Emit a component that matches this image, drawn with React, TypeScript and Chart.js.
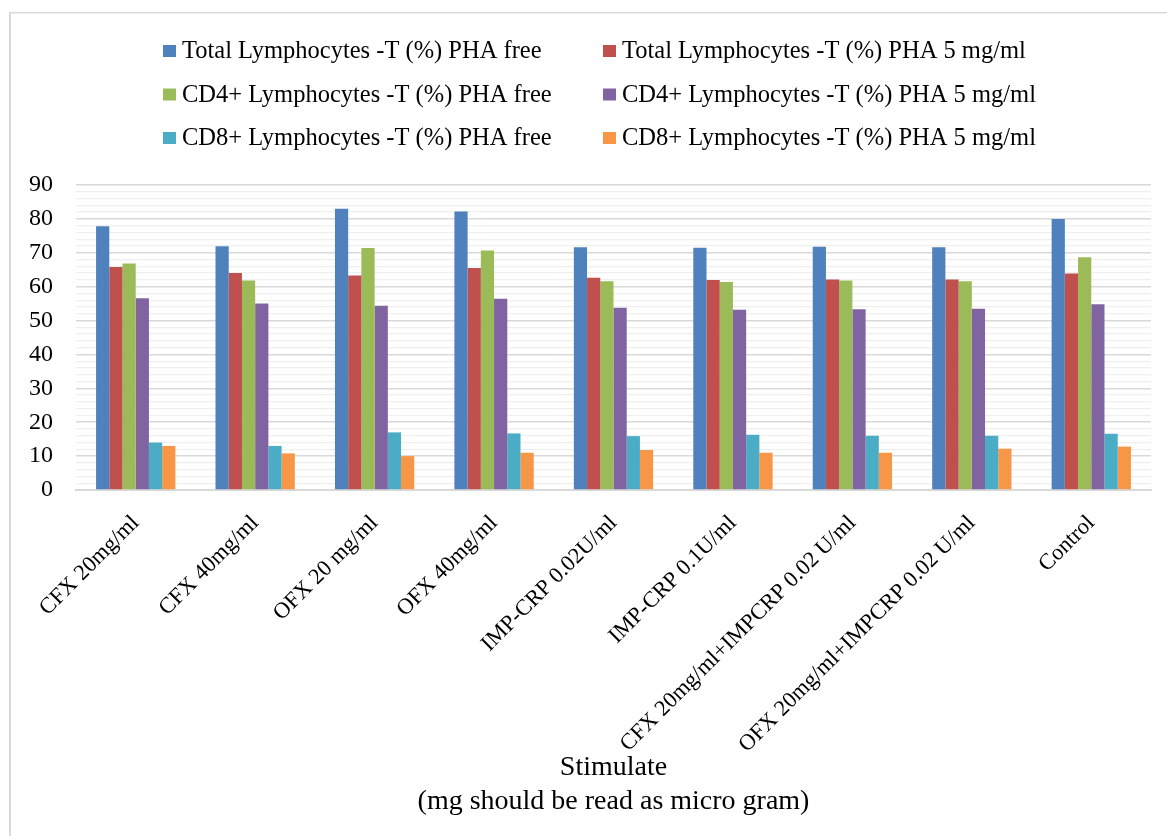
import React, { useEffect, useRef } from "react";
import { Chart, registerables } from "chart.js";

Chart.register(...registerables);

const FONT = "'Liberation Serif', 'Times New Roman', serif";

const categories = [
  "CFX 20mg/ml",
  "CFX 40mg/ml",
  "OFX 20 mg/ml",
  "OFX 40mg/ml",
  "IMP-CRP 0.02U/ml",
  "IMP-CRP 0.1U/ml",
  "CFX 20mg/ml+IMPCRP 0.02 U/ml",
  "OFX 20mg/ml+IMPCRP 0.02 U/ml",
  "Control",
];

const seriesNames = [
  "Total Lymphocytes -T (%) PHA free",
  "Total Lymphocytes -T (%) PHA 5 mg/ml",
  "CD4+ Lymphocytes -T (%) PHA free",
  "CD4+ Lymphocytes -T (%) PHA 5 mg/ml",
  "CD8+ Lymphocytes -T (%) PHA free",
  "CD8+ Lymphocytes -T (%) PHA 5 mg/ml",
];

const seriesColors = ["#4F81BD", "#C0504D", "#9BBB59", "#8064A2", "#4BACC6", "#F79646"];

const totalFree = [77.8, 71.9, 83.0, 82.2, 71.6, 71.5, 71.8, 71.6, 80.0];
const total5 = [65.8, 64.0, 63.3, 65.5, 62.6, 62.0, 62.1, 62.1, 63.9];
const cd4Free = [66.8, 61.8, 71.4, 70.7, 61.6, 61.4, 61.8, 61.6, 68.7];
const cd45 = [56.6, 55.0, 54.4, 56.4, 53.8, 53.2, 53.3, 53.5, 54.8];
const cd8Free = [14.0, 13.0, 17.0, 16.7, 15.9, 16.3, 16.0, 16.0, 16.6];
const cd85 = [13.0, 10.8, 10.0, 11.0, 11.8, 11.0, 11.0, 12.2, 12.8];

const seriesValues = [totalFree, total5, cd4Free, cd45, cd8Free, cd85];

const axisTitle = ["Stimulate", "(mg should be read as micro gram)"];

// Frame lines and a two-column legend drawn above the plot
const framePlugin = {
  id: "frameAndLegend",
  afterDraw(chart: Chart) {
    const ctx = chart.ctx;
    ctx.save();
    ctx.fillStyle = "#d9d9d9";
    ctx.fillRect(9, 12, 2, chart.height - 12);
    ctx.fillRect(9, 12, chart.width - 9, 1.5);

    const colX = [163, 603];
    const rowY = [51, 94.5, 138];
    ctx.font = `24.5px ${FONT}`;
    ctx.textBaseline = "middle";
    ctx.textAlign = "left";
    seriesNames.forEach((name, i) => {
      const x = colX[i % 2];
      const y = rowY[Math.floor(i / 2)];
      ctx.fillStyle = seriesColors[i];
      ctx.fillRect(x, y - 6, 13, 12);
      ctx.fillStyle = "#000";
      ctx.fillText(name, x + 19, y + 1);
    });
    ctx.restore();
  },
};

export default function App() {
  const canvasRef = useRef<HTMLCanvasElement | null>(null);

  useEffect(() => {
    if (!canvasRef.current) return;
    const chart = new Chart(canvasRef.current, {
      type: "bar",
      data: {
        labels: categories,
        datasets: seriesNames.map((name, i) => ({
          label: name,
          data: seriesValues[i],
          backgroundColor: seriesColors[i],
          borderWidth: 0,
          barPercentage: 1,
          categoryPercentage: 0.664,
        })),
      },
      options: {
        animation: false,
        responsive: true,
        maintainAspectRatio: false,
        layout: { padding: { top: 185, right: 16, bottom: 0, left: 0 } },
        plugins: {
          legend: { display: false },
          tooltip: { enabled: false },
        },
        scales: {
          x: {
            grid: { display: false },
            border: { display: true, color: "#d9d9d9", width: 2 },
            ticks: {
              color: "#000",
              font: { family: FONT, size: 22.5 },
              maxRotation: 45,
              minRotation: 45,
              padding: 12,
              autoSkip: false,
            },
            title: {
              display: true,
              text: axisTitle,
              color: "#000",
              font: { family: FONT, size: 28, lineHeight: 1.22 },
              padding: { top: 0, bottom: 17 },
            },
            afterFit(scale: any) {
              scale.height = 346;
            },
          },
          y: {
            min: 0,
            max: 90,
            border: { display: false },
            grid: {
              drawTicks: false,
              color: (c: any) => (c.tick && c.tick.value % 10 === 0 ? "#d9d9d9" : "#efefef"),
              lineWidth: (c: any) => (c.tick && c.tick.value % 10 === 0 ? 1.6 : 1.3),
            },
            ticks: {
              stepSize: 2,
              autoSkip: false,
              color: "#000",
              padding: 23,
              font: { family: FONT, size: 24 },
              callback: (v: any) => (Number(v) % 10 === 0 ? String(v) : ""),
            },
            afterFit(scale: any) {
              scale.width = 76;
            },
          },
        },
      },
      plugins: [framePlugin],
    });
    return () => chart.destroy();
  }, []);

  return (
    <div style={{ position: "fixed", left: 0, top: 0, width: 1167, height: 836, background: "#fff" }}>
      <canvas ref={canvasRef} />
    </div>
  );
}
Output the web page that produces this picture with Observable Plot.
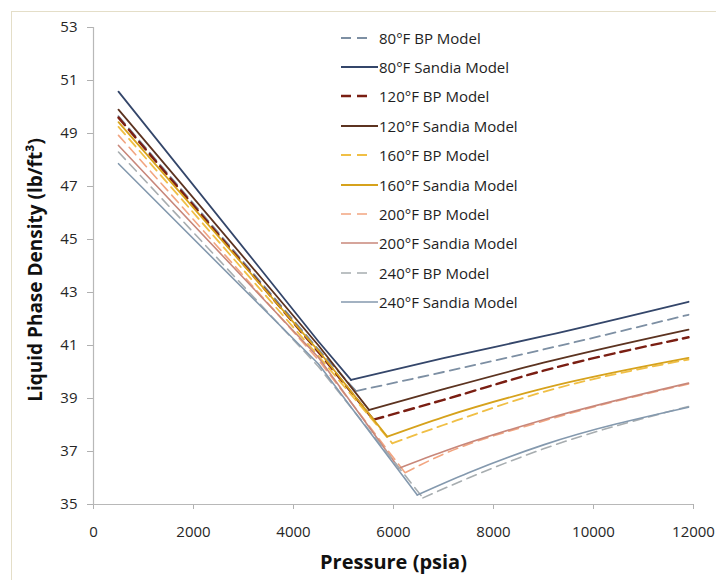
<!DOCTYPE html>
<html><head><meta charset="utf-8">
<script src="https://cdn.jsdelivr.net/npm/d3@7"></script>
<script src="https://cdn.jsdelivr.net/npm/@observablehq/plot@0.6"></script>
<style>
body{margin:0;background:#fff;}
#wrap{position:relative;width:716px;height:580px;overflow:hidden;font-family:"Open Sans",sans-serif;background:#fff;}
#border{position:absolute;left:11px;top:11px;width:800px;height:800px;border-left:1.5px solid #e4dec8;border-top:1.5px solid #e4dec8;pointer-events:none;}
#legend{position:absolute;left:341px;top:23px;}
.row{display:flex;align-items:center;height:29.4px;font-size:15px;color:#1e1e1e;white-space:nowrap;}
.row svg{display:block;}
</style></head><body><div id="wrap"><div id="border"></div></div>
<script>
const xTicks = [0, 2000, 4000, 6000, 8000, 10000, 12000];
const yTicks = [35, 37, 39, 41, 43, 45, 47, 49, 51, 53];
const xTitle = "Pressure (psia)";
const yTitle = "Liquid Phase Density (lb/ft³)";

const seriesNames = [
  "80°F BP Model", "80°F Sandia Model",
  "120°F BP Model", "120°F Sandia Model",
  "160°F BP Model", "160°F Sandia Model",
  "200°F BP Model", "200°F Sandia Model",
  "240°F BP Model", "240°F Sandia Model"
];

// pressure (psia) and density (lb/ft3)
const p80BP = [500, 4500, 5250, 7000, 9000, 11900];
const d80BP = [49.65, 40.85, 39.28, 40.00, 40.85, 42.16];
const p80S  = [500, 4500, 5150, 7000, 9000, 11900];
const d80S  = [50.58, 41.15, 39.70, 40.52, 41.35, 42.65];
const p120BP = [500, 4500, 5600, 7000, 9000, 11900];
const d120BP = [49.60, 40.75, 38.20, 38.95, 40.05, 41.31];
const p120S  = [500, 4500, 5510, 7000, 9000, 11900];
const d120S  = [49.90, 41.00, 38.57, 39.35, 40.35, 41.60];
const p160BP = [500, 4500, 5975, 7000, 9000, 11900];
const d160BP = [49.25, 40.60, 37.31, 38.00, 39.25, 40.47];
const p160S  = [500, 4500, 5875, 7000, 9000, 11900];
const d160S  = [49.43, 40.80, 37.56, 38.30, 39.38, 40.53];
const p200BP = [500, 4500, 6230, 7000, 9000, 11900];
const d200BP = [48.93, 40.45, 36.20, 36.90, 38.15, 39.55];
const p200S  = [500, 4500, 6110, 7000, 9000, 11900];
const d200S  = [48.55, 40.55, 36.37, 37.00, 38.20, 39.58];
const p240BP = [500, 4500, 6590, 7500, 9000, 11900];
const d240BP = [48.30, 40.20, 35.25, 36.00, 37.10, 38.70];
const p240S  = [500, 4500, 6475, 7500, 9000, 11900];
const d240S  = [47.86, 40.30, 35.36, 36.20, 37.25, 38.67];

const seriesPressure = [p80BP, p80S, p120BP, p120S, p160BP, p160S, p200BP, p200S, p240BP, p240S];
const seriesDensity  = [d80BP, d80S, d120BP, d120S, d160BP, d160S, d200BP, d200S, d240BP, d240S];

const seriesColor = ["#7d8fa3", "#34466a", "#7a1e12", "#5c3320", "#f0bf45", "#d6a21c", "#f2a580", "#c8877a", "#a7adb0", "#8499ae"];
const seriesDash  = ["10,6", null, "10,6", null, "10,6", null, "10,6", null, "10,6", null];
const seriesWidth = [1.8, 1.8, 2.4, 1.8, 1.8, 1.8, 1.6, 1.6, 1.6, 1.6];

// each series: descending branch (to the bubble point) and rising branch after it
const data = seriesNames.flatMap((name, i) => {
  const ds = seriesDensity[i];
  const kink = ds.indexOf(Math.min(...ds));
  return seriesPressure[i].flatMap((p, j) => {
    const rows = [];
    if (j <= kink) rows.push({series: name, branch: "down", pressure: p, density: ds[j]});
    if (j >= kink) rows.push({series: name, branch: "up", pressure: p, density: ds[j]});
    return rows;
  });
});

const lineMarks = seriesNames.flatMap((name, i) => ["down", "up"].map(branch =>
  Plot.line(data, {
    filter: d => d.series === name && d.branch === branch,
    x: "pressure", y: "density",
    curve: branch === "up" ? "monotone-x" : "linear",
    stroke: seriesColor[i],
    strokeWidth: seriesWidth[i],
    strokeDasharray: seriesDash[i] || undefined
  })));

const chart = Plot.plot({
  width: 716, height: 580,
  marginLeft: 93, marginRight: 23, marginTop: 27, marginBottom: 76,
  style: {fontFamily: "'Open Sans', sans-serif", fontSize: "15px", color: "#262626", background: "transparent", overflow: "visible"},
  x: {domain: [xTicks[0], xTicks[xTicks.length - 1]], label: null},
  y: {domain: [yTicks[0], yTicks[yTicks.length - 1]], label: null},
  marks: [
    Plot.axisX({ticks: xTicks, tickSize: 5, tickPadding: 17, tickFormat: d => String(d), stroke: "#b0b0b0", label: null}),
    Plot.axisY({ticks: yTicks, tickSize: 6, tickPadding: 10, tickFormat: d => String(d), stroke: "#b0b0b0", label: null}),
    Plot.ruleY([yTicks[0]], {stroke: "#b8b8b8", strokeWidth: 1.2}),
    Plot.ruleX([xTicks[0]], {stroke: "#b8b8b8", strokeWidth: 1.2}),
    ...lineMarks,
    Plot.text([xTitle], {frameAnchor: "bottom", dy: 64, fontSize: 20, fontWeight: "bold", fill: "#111"}),
    Plot.text([yTitle], {frameAnchor: "left", textAnchor: "middle", dx: -58, dy: 4, rotate: -90, fontSize: 19, fontWeight: "bold", fill: "#111"})
  ]
});

const wrap = document.getElementById("wrap");
wrap.appendChild(chart);
chart.style.position = "absolute";
chart.style.left = "0";
chart.style.top = "0";

// legend inside the plot area
const legend = document.createElement("div");
legend.id = "legend";
seriesNames.forEach((name, i) => {
  const row = document.createElement("div");
  row.className = "row";
  const svg = d3.create("svg").attr("width", 37).attr("height", 10);
  const ln = svg.append("line").attr("x1", 0).attr("y1", 5).attr("y2", 5)
    .attr("stroke", seriesColor[i]).attr("stroke-width", seriesWidth[i]);
  if (seriesDash[i]) ln.attr("x2", 26).attr("stroke-dasharray", seriesDash[i]);
  else ln.attr("x2", 37);
  row.appendChild(svg.node());
  const t = document.createElement("span");
  t.textContent = name;
  t.style.marginLeft = "1px";
  row.appendChild(t);
  legend.appendChild(row);
});
wrap.appendChild(legend);
</script></body></html>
--*--
Scan the records for the string "with". Copy each line in which it appears.

### Exercise output
Emit a component that matches this image, drawn with React, TypeScript and Chart.js.
Output the web page that produces this picture with Observable Plot.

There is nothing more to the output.